62. This Court by the order dated 25.11.2008 while granting the stay order and directing the parties to maintain statusquo, ordered the defendant-appellants to maintain their accounts with respect of sale and submit the same quarterly before the trial court till the disposal of the appeal. The learned counsel for the appellant submits that the said order has been complied with and quarterly returns of sale of 'Jain Shikanji Masala' and 'Jain Shikanji Restaurant' are being filed before the trial court.
63. It is provided that the defendants shall continue to file the accounts of sale as directed by the order dated 25.11.2008 of this Court as a condition for granting the relief in this appeal. In simple terms the defendants are required to file the return of sale of products in question of the shop at Ghaziabad.

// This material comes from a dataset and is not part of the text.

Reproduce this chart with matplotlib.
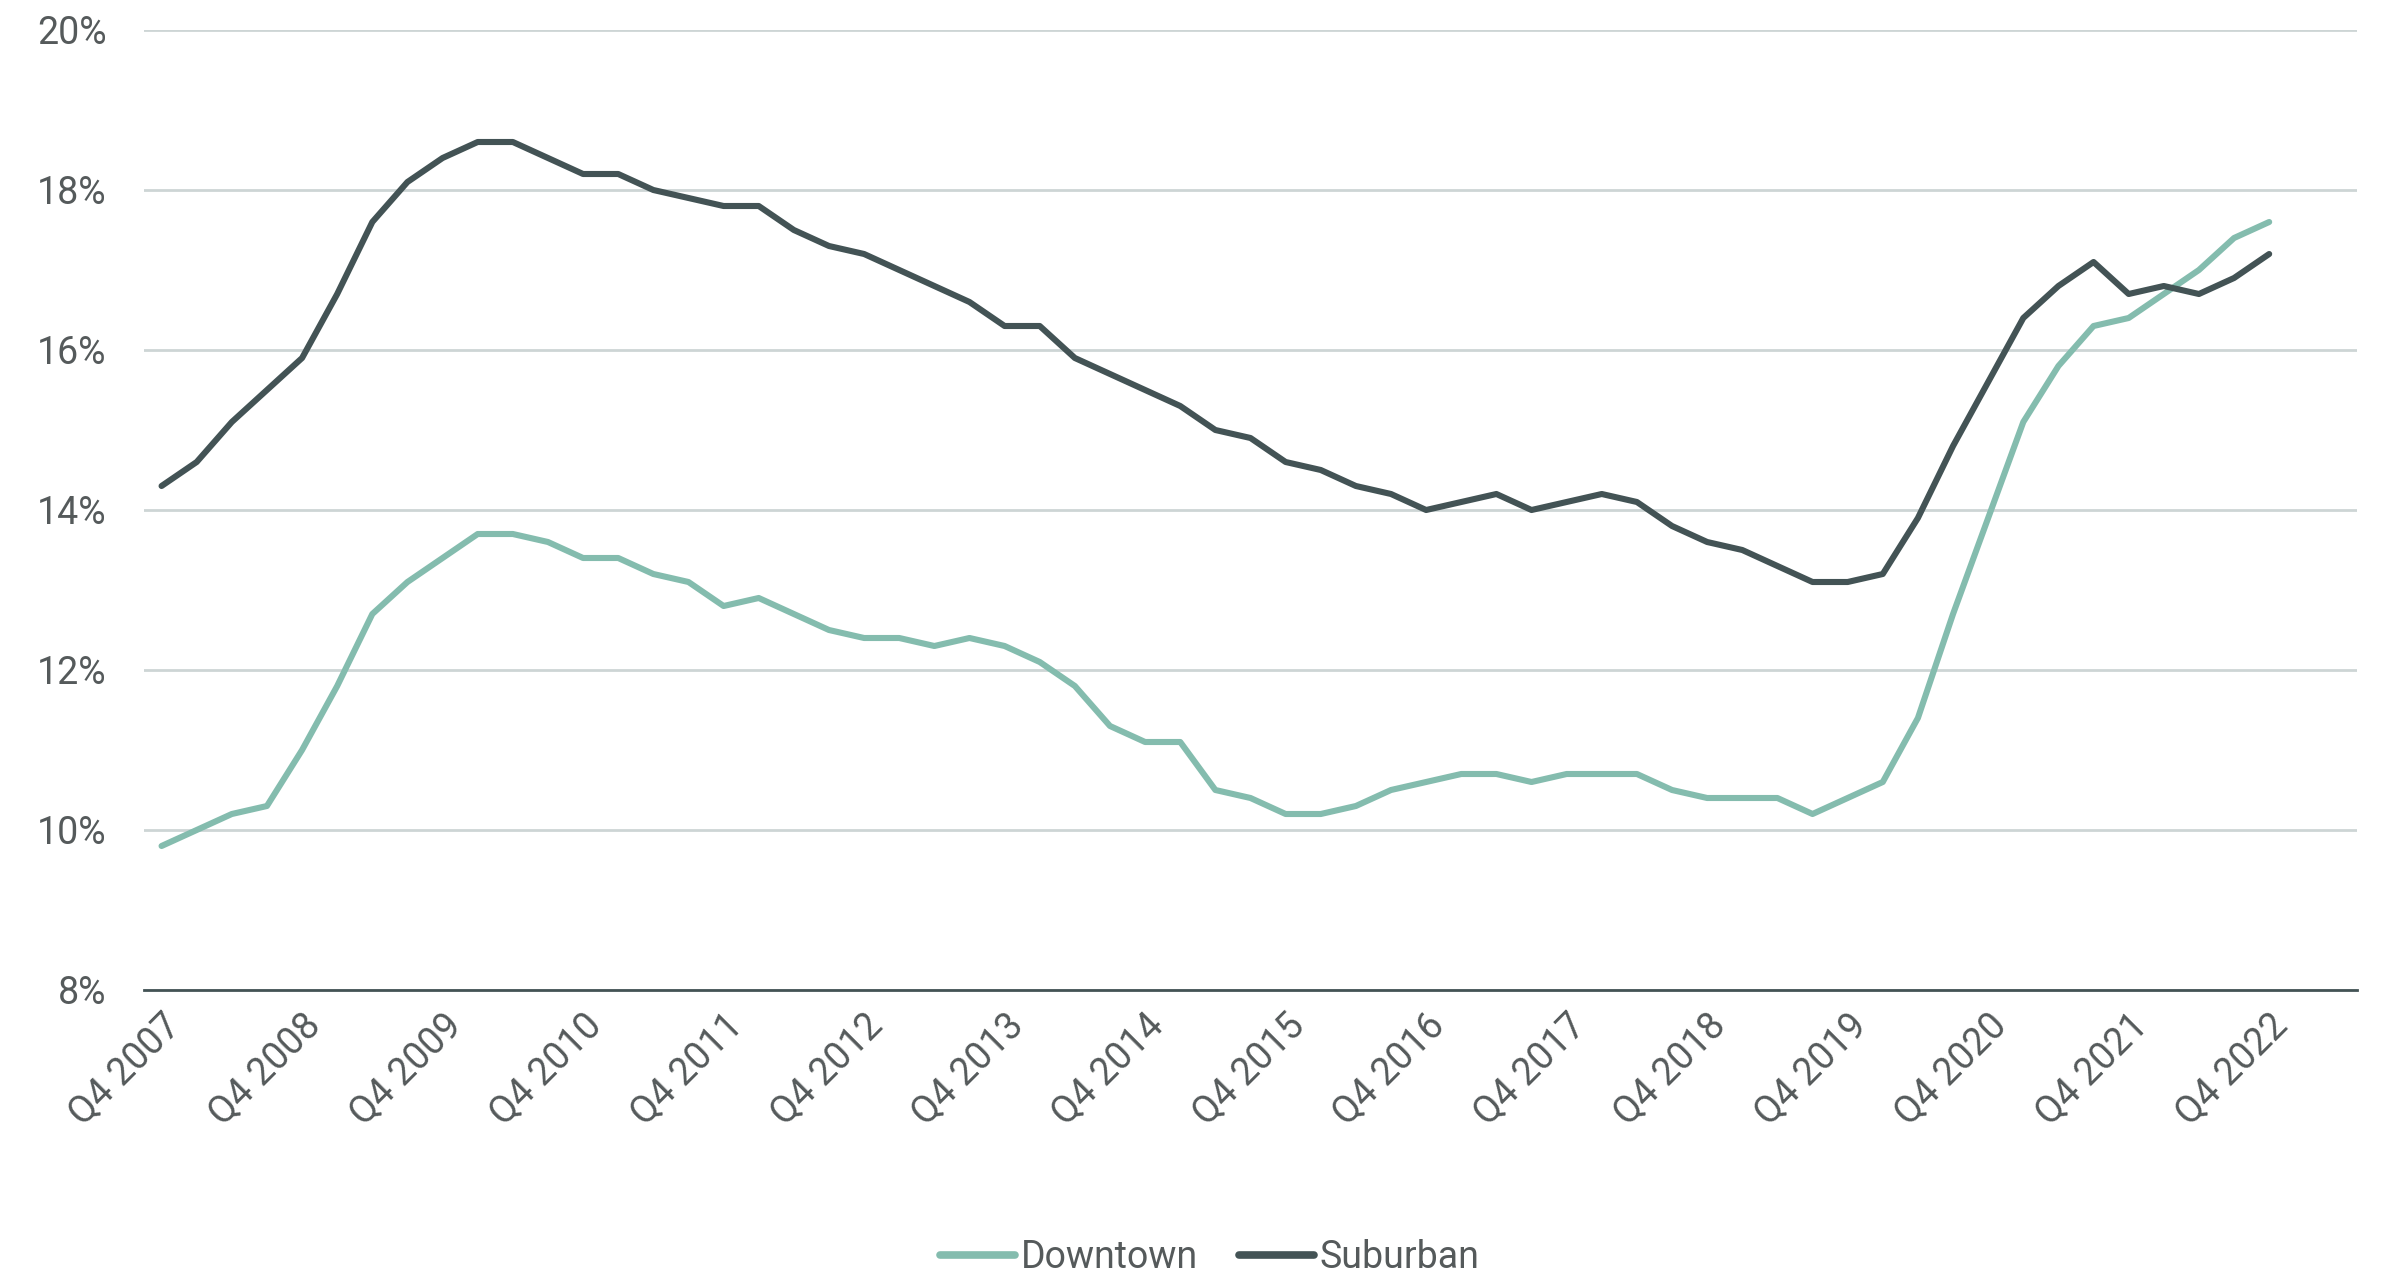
import matplotlib
matplotlib.use("Agg")
import matplotlib.pyplot as plt
import numpy as np

# quarterly vacancy rates, Q4 2007 .. Q4 2022
tick_labels = [f"Q4 {y}" for y in range(2007, 2023)]

downtown = [9.8, 10.0, 10.2, 10.3, 11.0, 11.8, 12.7, 13.1, 13.4, 13.7,
            13.7, 13.6, 13.4, 13.4, 13.2, 13.1, 12.8, 12.9, 12.7, 12.5,
            12.4, 12.4, 12.3, 12.4, 12.3, 12.1, 11.8, 11.3, 11.1, 11.1,
            10.5, 10.4, 10.2, 10.2, 10.3, 10.5, 10.6, 10.7, 10.7, 10.6,
            10.7, 10.7, 10.7, 10.5, 10.4, 10.4, 10.4, 10.2, 10.4, 10.6,
            11.4, 12.7, 13.9, 15.1, 15.8, 16.3, 16.4, 16.7, 17.0, 17.4,
            17.6]
suburban = [14.3, 14.6, 15.1, 15.5, 15.9, 16.7, 17.6, 18.1, 18.4, 18.6,
            18.6, 18.4, 18.2, 18.2, 18.0, 17.9, 17.8, 17.8, 17.5, 17.3,
            17.2, 17.0, 16.8, 16.6, 16.3, 16.3, 15.9, 15.7, 15.5, 15.3,
            15.0, 14.9, 14.6, 14.5, 14.3, 14.2, 14.0, 14.1, 14.2, 14.0,
            14.1, 14.2, 14.1, 13.8, 13.6, 13.5, 13.3, 13.1, 13.1, 13.2,
            13.9, 14.8, 15.6, 16.4, 16.8, 17.1, 16.7, 16.8, 16.7, 16.9,
            17.2]

c_down = "#84bcae"
c_sub = "#435355"
c_grid = "#cdd5d5"
c_text = "#555a5b"

plt.rcParams["font.family"] = ["Roboto", "DejaVu Sans"]

fig = plt.figure(figsize=(23.81, 12.77), dpi=100)
ax = fig.add_axes([144 / 2381, 1 - 990 / 1277, (2357 - 144) / 2381, (990 - 30) / 1277])

x = np.arange(len(downtown))
ax.plot(x, downtown, color=c_down, lw=4.4, label="Downtown", solid_capstyle="round", zorder=3)
ax.plot(x, suburban, color=c_sub, lw=4.4, label="Suburban", solid_capstyle="round", zorder=3)

ax.set_ylim(8, 20)
ax.set_xlim(-0.5, 62.5)
ax.set_yticks(range(8, 21, 2))
ax.set_yticklabels([f"{v}%" for v in range(8, 21, 2)])
ax.set_xticks(np.arange(0, 61, 4))
ax.set_xticklabels(tick_labels, rotation=45, ha="right", va="top", rotation_mode="anchor")

ax.grid(axis="y", color=c_grid, lw=2)
ax.set_axisbelow(True)
for s in ("top", "right", "left"):
    ax.spines[s].set_visible(False)
ax.spines["bottom"].set_color(c_sub)
ax.spines["bottom"].set_linewidth(2)
ax.spines["bottom"].set_zorder(4)
ax.tick_params(axis="both", length=0, labelsize=27, colors=c_text)
ax.tick_params(axis="y", pad=27)
ax.tick_params(axis="x", pad=12)

leg = fig.legend(loc="lower center", bbox_to_anchor=(0.508, -0.026), ncol=2, frameon=False,
                 fontsize=27, handlelength=2.0, handletextpad=0.15, columnspacing=1.1)
for t in leg.get_texts():
    t.set_color(c_text)
for h in leg.get_lines():
    h.set_linewidth(5.5)
    h.set_solid_capstyle("round")

fig.savefig("out.png", dpi=100)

64. It was also brought to the notice of the Court that the trial of the suit is proceeding and part of the plaintiffs evidence has been recorded. The defendants wants to examine two three witnesses. It is desirable that the suit may be disposed of expeditiously preferably within a period of six months from the date of production of filing of the certified copy of this order. Adjournment should be avoided and it shall be granted on payment of cost which shall not be in any case be less than Rs.500 per adjournment .
65. In view of above discussions, the appeal is allowed in part. The order dated 1st November 2008 of the Court below on 6-C application is modified to the extent that the said order shall remain in operation so far as in respect of business at Modi Nagar is concerned. The application for grant of temporary injunction is rejected with regard to the business of the defendants at Ghaziabad subject to the condition stipulated above I.e filing the returns.
66. In view of the divided success of the parties, no order as to costs.